Larry McMurtry, the book author and screenwriter, used to have a bookstore in Washington, D.C. called "Booked Up." I was talking to him once as he went through some boxes of books someone had brought in to sell, and he mentioned offhandedly that there was nothing in the boxes he'd never seen. This surprised me, so I questioned him about it, and he said something to the effect that he only rarely encountered books he had never seen before. He had more or less "seen it all."
At this point, with me, it's kind of like that with photographs. One of the nice things about beginning in photography—which of course I'll never experience again—is that everything is new and fresh—everything you do and everything you see. There's an excitement to that that's a lot of fun. Gradually, "seen it" takes over, and "something I've never seen before" has gotten to be more and more important to me as a critical litmus test. I still do encounter genuinely original work, but, even so, most photography is derivative. Having seen so many photographs over so many years—and having a really good visual memory—I sometimes think I see things in photographs that other people don't pick up on: the styles that have influenced the photographer, the things they're going for and the things they're ignoring, what cues they're sensitive to and which they are clueless about. I can even detect, sometimes, the identity of the photographers they admire (this was admittedly easier in the film era, because technique was a major clue—as the "1987" picture yesterday, especially, was meant to humorously indicate).
I think I could deconstruct yesterday's post at bitter length, but to do so might be "longer than it is interesting," to quote one of my father's many sayings. Certainly, one thing it does demonstrate is that with Photoshop and a digital picture file you can "mimic" the look of various common or once-common techniques.
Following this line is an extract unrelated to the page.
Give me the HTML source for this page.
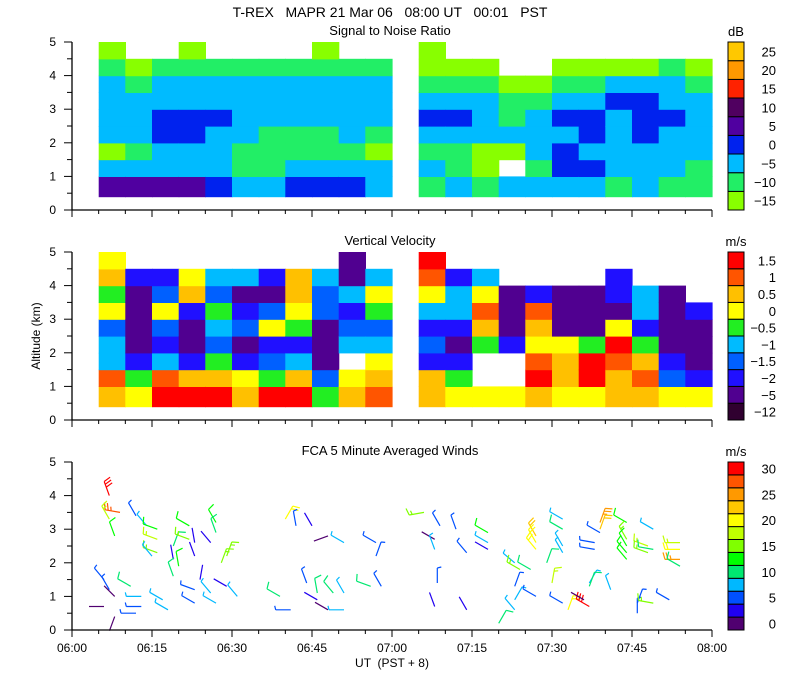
<!DOCTYPE html>
<html><head><meta charset="utf-8">
<style>
html,body{margin:0;padding:0;background:#fff;}
svg{display:block;font-family:"Liberation Sans",sans-serif;}
</style></head>
<body>
<svg id="chart" width="800" height="700" viewBox="0 0 800 700" xmlns="http://www.w3.org/2000/svg">
<text x="390" y="17" text-anchor="middle" font-size="14" xml:space="preserve">T-REX   MAPR 21 Mar 06   08:00 UT   00:01   PST</text>
<text x="390" y="35" text-anchor="middle" font-size="13">Signal to Noise Ratio</text>
<text x="390" y="245" text-anchor="middle" font-size="13">Vertical Velocity</text>
<text x="390" y="455" text-anchor="middle" font-size="13">FCA 5 Minute Averaged Winds</text>
<text x="736" y="36" text-anchor="middle" font-size="13">dB</text>
<text x="736" y="246" text-anchor="middle" font-size="13">m/s</text>
<text x="736" y="456" text-anchor="middle" font-size="13">m/s</text>
<text x="0" y="0" transform="translate(40,336) rotate(-90)" text-anchor="middle" font-size="12">Altitude (km)</text>
<text x="392" y="667" text-anchor="middle" font-size="12" xml:space="preserve">UT  (PST + 8)</text>
<g id="layer"></g>
</svg>
<script>
// ---- data ----
const altEdges = [0.4,1,1.5,2,2.5,3,3.5,4,4.5,5];
const seg1Start = 5, seg2Start = 65, colMinutes = 5;
const snrSeg1 = [
 [5,-5,-15,-5,-5,-5,-5,-10,-15],
 [5,-5,-10,-5,-5,-5,-10,-15,null],
 [5,-5,-5,0,0,-5,-5,-10,null],
 [5,-5,-5,0,0,-5,-5,-10,-15],
 [0,-5,-5,-5,0,-5,-5,-10,null],
 [-5,-10,-10,-5,-5,-5,-5,-10,null],
 [-5,-10,-10,-10,-5,-5,-5,-10,null],
 [0,-5,-10,-10,-5,-5,-5,-10,null],
 [0,-5,-10,-10,-5,-5,-5,-10,-15],
 [0,-5,-10,-5,-5,-5,-5,-10,null],
 [-5,-5,-15,-10,-5,-5,-5,-10,null]
];
const snrSeg2 = [
 [-10,-5,-10,-5,0,-5,-10,-15,-15],
 [-5,-10,-10,-5,0,-5,-10,-15,null],
 [-10,-15,-15,-5,-5,-5,-10,-15,null],
 [-5,null,-15,-5,-10,-10,-15,null,null],
 [-5,-10,-5,-5,-5,-10,-15,null,null],
 [-5,0,0,-5,0,-5,-10,-15,null],
 [-5,0,-5,0,0,-5,-10,-15,null],
 [-10,-5,-5,-5,-5,0,-5,-15,null],
 [-5,-5,-5,0,0,0,-5,-15,null],
 [-10,-5,-5,-5,0,-5,-5,-10,null],
 [-10,-10,-5,-5,-5,-5,-10,-15,null]
];
const velSeg1 = [
 [0.5,1,-1,-1,-1.5,0,-0.5,0.5,0],
 [0,-0.5,-2,-5,-5,-5,-5,-2,null],
 [1.5,1,-1,-2,-1.5,0,-1.5,-2,null],
 [1.5,0.5,-2,-5,-5,-2,0.5,0,null],
 [1.5,0.5,-0.5,-1.5,-1,-0.5,-1.5,-1,null],
 [0.5,0,-2,-5,-1.5,-2,-5,-1,null],
 [1.5,-0.5,-1.5,-2,0,-1.5,-5,-2,null],
 [1.5,0.5,-1,-2,-0.5,0,0.5,0.5,null],
 [-0.5,-1.5,-5,-5,-5,-1.5,-1.5,-1,null],
 [0.5,0,null,-1,-1.5,-2,-1,-5,-5],
 [1,0.5,0,-1,-1.5,-0.5,0,-1,null]
];
const velSeg2 = [
 [0.5,0.5,-2,-1.5,-2,-1,0,1,1.5],
 [0,-0.5,-2,-5,-2,-1,-1,-2,null],
 [0,null,null,-0.5,0.5,1,0,-1,null],
 [0,null,null,-2,-5,-5,-5,null,null],
 [0.5,1.5,1,0,0.5,1,-2,null,null],
 [0,0.5,0.5,0,-5,-5,-5,null,null],
 [0,1.5,1.5,-0.5,-5,-5,-5,null,null],
 [0.5,0.5,1,1.5,0,-5,-2,-2,null],
 [0.5,1,0.5,-0.5,-2,-1,-1,null,null],
 [0,-1.5,-2,-5,-5,-5,-5,null,null],
 [0,-2,-5,-5,-5,-2,null,null,null]
];
// wind barbs: time (min after 06:00), altitude km, speed m/s, direction deg
const windTime = [7,9,7,8,12,14,16,16,16,15,19,19,22,22,23,23,27,27,26,29,28,6,7,8,6,8,11,13,13,12,17,18,19,20,23,23,24,26,27,29,31,40,42,45,48,51,57,57,39,41,44,46,49,46,48,51,51,56,58,
 66,69,68,68,72,74,78,78,78,68.5,68,74,80,83,83,83,83,84,86,87,87,87,87,89,90,92,92,92,92,92,93,97,97,97,96,99,99,99,98,98,101,104,104,104,104,104,106,106,108,108,109,109,109,112,114,114,114,114];
const windAlt = [4.0,3.5,3.3,2.8,3.4,3.1,3.0,2.7,2.3,2.2,2.1,2.5,3.1,2.7,2.6,2.2,3.2,2.9,2.6,2.2,2.0,1.5,1.2,1.0,0.7,0.4,1.3,1.0,0.7,0.5,0.9,0.6,1.6,1.9,1.2,0.8,1.5,1.1,0.8,1.3,1.0,3.3,3.1,3.1,2.8,2.6,2.6,2.2,1.0,0.6,1.4,1.1,1.1,0.9,0.6,1.1,0.6,1.3,1.3,
 3.5,3.1,2.7,2.4,3.0,2.3,2.9,2.6,2.4,1.4,0.7,0.6,0.2,1.3,0.9,0.6,2.0,1.8,1.8,2.8,2.6,2.4,1.0,2.0,1.4,3.3,3.0,2.5,2.3,0.8,0.6,1.4,1.3,0.7,0.9,3.2,3.0,2.9,2.6,2.4,1.2,3.2,2.7,2.5,2.3,2.1,0.8,0.5,2.5,2.3,2.4,3.0,0.8,0.9,2.6,2.4,2.1,1.9];
const windSpeed = [30,29,18,14,6,8,13,18,17,8,4,12,14,16,4,4,14,12,4,16,15,5,5,1,0,0,12,8,5,5,8,8,12,13,7,5,4,8,8,3,8,20,5,4,1,8,5,5,12,5,5,12,10,4,2,9,8,12,6,
 17,5,1,8,5,5,13,9,4,5,4,4,12,5,8,8,9,16,12,23,22,22,5,12,18,9,11,9,9,5,20,9,12,30,1,25,24,5,5,5,9,13,15,14,13,14,5,5,18,17,10,8,16,5,18,20,27,10];
const windDir = [340,280,330,340,330,320,290,290,290,320,350,20,300,290,350,340,330,340,320,20,20,320,330,315,270,200,300,270,270,270,300,300,340,350,290,300,10,320,300,300,320,30,350,330,250,300,300,20,300,270,340,350,320,300,300,330,270,290,330,
 260,330,300,340,340,320,300,300,300,0,340,330,30,20,30,320,310,300,300,330,330,320,300,20,10,300,300,330,330,300,20,30,20,300,300,20,20,300,280,280,340,300,330,330,320,320,20,0,290,290,280,300,280,300,270,270,270,300];
// colorbars
const snrColors = ['#88ff00','#22ee66','#00bbff','#0022ee','#5000a0','#500060','#ff2200','#ff9900','#ffc800'];
const snrLevels = [-15,-10,-5,0,5,10,15,20,25];
const velColors = ['#300030','#500090','#2010ff','#0060ff','#00bbff','#22ee22','#ffff00','#ffc000','#ff5500','#ff0000'];
const velLevels = [-12,-5,-2,-1.5,-1,-0.5,0,0.5,1,1.5];
const windColors = ['#500070','#2000f0','#0050ff','#00b8ff','#00e870','#00ff00','#80ff00','#c0ff00','#ffff00','#ffc800','#ff9900','#ff5500','#ff0000'];
const windTicks = [0,5,10,15,20,25,30];
const timeTicks = ['06:00','06:15','06:30','06:45','07:00','07:15','07:30','07:45','08:00'];
const altTicks = [0,1,2,3,4,5];

// ---- geometry ----
const NS='http://www.w3.org/2000/svg';
const layer=document.getElementById('layer');
const X0=72, X1=712;
const panels=[{top:42,bot:210,name:'snr'},{top:252,bot:420,name:'velocity'},{top:462,bot:630,name:'winds'}];
function xScale(t){return X0+(X1-X0)*t/120;}
function yScale(p,a){return p.bot-(p.bot-p.top)*a/5;}
function mk(tag,attrs){const e=document.createElementNS(NS,tag);for(const k in attrs)e.setAttribute(k,attrs[k]);layer.appendChild(e);return e;}
function levelColor(levels,colors,v){let i=0;for(let k=0;k<levels.length;k++){if(v>=levels[k])i=k;}return colors[i];}

function drawHeat(p,segs,levels,colors,nm){
  segs.forEach((seg,si)=>{
    const start = si===0?seg1Start:seg2Start;
    seg.forEach((col,ci)=>{
      const xa=xScale(start+ci*colMinutes), xb=xScale(start+(ci+1)*colMinutes);
      col.forEach((v,ri)=>{
        if(v===null)return;
        const ya=yScale(p,altEdges[ri+1]), yb=yScale(p,altEdges[ri]);
        const r=mk('rect',{x:xa.toFixed(1),y:ya.toFixed(1),width:(xb-xa+0.6).toFixed(1),height:(yb-ya+0.6).toFixed(1),fill:levelColor(levels,colors,v)});
        
        
      });
    });
  });
}
drawHeat(panels[0],[snrSeg1,snrSeg2],snrLevels,snrColors,'snr');
drawHeat(panels[1],[velSeg1,velSeg2],velLevels,velColors,'velocity');

// wind barbs
const wp=panels[2];
for(let i=0;i<windTime.length;i++){
  const x=xScale(windTime[i]), y=yScale(wp,windAlt[i]);
  const s=windSpeed[i], d=windDir[i]*Math.PI/180;
  const col=windColors[Math.min(12,Math.floor(s/2.5))];
  const ux=Math.sin(d), uy=-Math.cos(d);
  const L=15, ex=x+ux*L, ey=y+uy*L;
  const px=-uy, py=ux;
  let path='M'+x.toFixed(1)+' '+y.toFixed(1)+'L'+ex.toFixed(1)+' '+ey.toFixed(1);
  let full=Math.floor(s/10), half=(s%10)>=5?1:0, pos=0;
  for(let f=0;f<full;f++){const bx=ex-ux*pos*3, by=ey-uy*pos*3;path+='M'+bx.toFixed(1)+' '+by.toFixed(1)+'l'+((px*7+ux*2).toFixed(1))+' '+((py*7+uy*2).toFixed(1));pos++;}
  if(half){const bx=ex-ux*pos*3, by=ey-uy*pos*3;path+='M'+bx.toFixed(1)+' '+by.toFixed(1)+'l'+((px*4+ux*1).toFixed(1))+' '+((py*4+uy*1).toFixed(1));}
  const b=mk('path',{d:path,stroke:col,'stroke-width':1.2,fill:'none'});
  
  
}

// axes
panels.forEach(p=>{
  const ax=mk('path',{d:'M'+X0+' '+p.top+'V'+p.bot+'H'+X1,stroke:'#000','stroke-width':1.3,fill:'none'});
  
  
  for(let m=0;m<=120;m+=5){
    const x=xScale(m), len=(m%15===0)?7:4;
    const t=mk('line',{x1:x,y1:p.bot,x2:x,y2:p.bot+len,stroke:'#000','stroke-width':1});
    
    
  }
  for(let a=0;a<=10;a++){
    const y=yScale(p,a/2);
    const t=mk('line',{x1:X0-(a%2===0?8:5),y1:y,x2:X0,y2:y,stroke:'#000','stroke-width':1});
    
    
  }
  altTicks.forEach(a=>{
    const t=mk('text',{x:56,y:yScale(p,a)+4,'text-anchor':'end','font-size':12});
    t.textContent=a;
    
    
  });
});
timeTicks.forEach((lab,i)=>{
  const t=mk('text',{x:xScale(i*15),y:652,'text-anchor':'middle','font-size':12});
  t.textContent=lab;
  
  
});

// colorbars
function colorbar(p,colors,labels,every,nm){
  const n=colors.length, h=(p.bot-p.top)/n;
  for(let k=0;k<n;k++){
    const y=p.bot-(k+1)*h;
    const r=mk('rect',{x:728,y:y.toFixed(1),width:16,height:h.toFixed(1),fill:colors[k],stroke:'#000','stroke-width':1});
    
    
  }
  labels.forEach((lab,j)=>{
    const k=j*every;
    const t=mk('text',{x:776,y:(p.bot-(k+0.5)*h+5).toFixed(1),'text-anchor':'end','font-size':13});
    t.textContent=String(lab).replace('-','\u2212');
    
    
  });
}
colorbar(panels[0],snrColors,snrLevels,1,'snr');
colorbar(panels[1],velColors,velLevels,1,'velocity');
colorbar(panels[2],windColors,windTicks,2,'winds');
</script>
</body></html>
What might be less obvious is that the conventions of more recent times are very much a "style" as well—because with digital you could choose alternate qualities if you wanted to. Nobody's forcing people to kill every cloud they see by jumping all over it with way too much HDR. There's no reason why you can't go for gentle low contrast and subtlety if that's what you enjoy.
So here's an exercise, if you have the interest and the time. I've uploaded (I think—I'm new to the site) the full JPEG of yesterday's file to SmugMug (if I've made any stupid mistakes in the upload, I hope somebody will inform me). If you want to, you can try downloading it and converting it to B&W yourself. Another thing yesterday's post implies (or should have) is that there's no "one way" to convert a file to B&W; the choices you might make are effectively infinite, and many of them change the look and the effect of the picture quite substantially. If you choose to show us your own conversion, it could say a lot about the properties of a black-and-white picture that you yourself value...your own taste, how you think B&W ought to look, the ways in which it looks good to you.
If you feel like it, email a small (800-pixel wide) JPEG of your interpretation to me and I'll throw some of 'em up on the site. You can add your comments or not, whatever you want.
P.S. Oh, and by the way, the picture was taken with my 12-MP Panasonic GF1 and 20mm ƒ/1.7 lens, and all of yesterday's "versions" were done in Photoshop CS5—not terribly adroitly I'm afraid.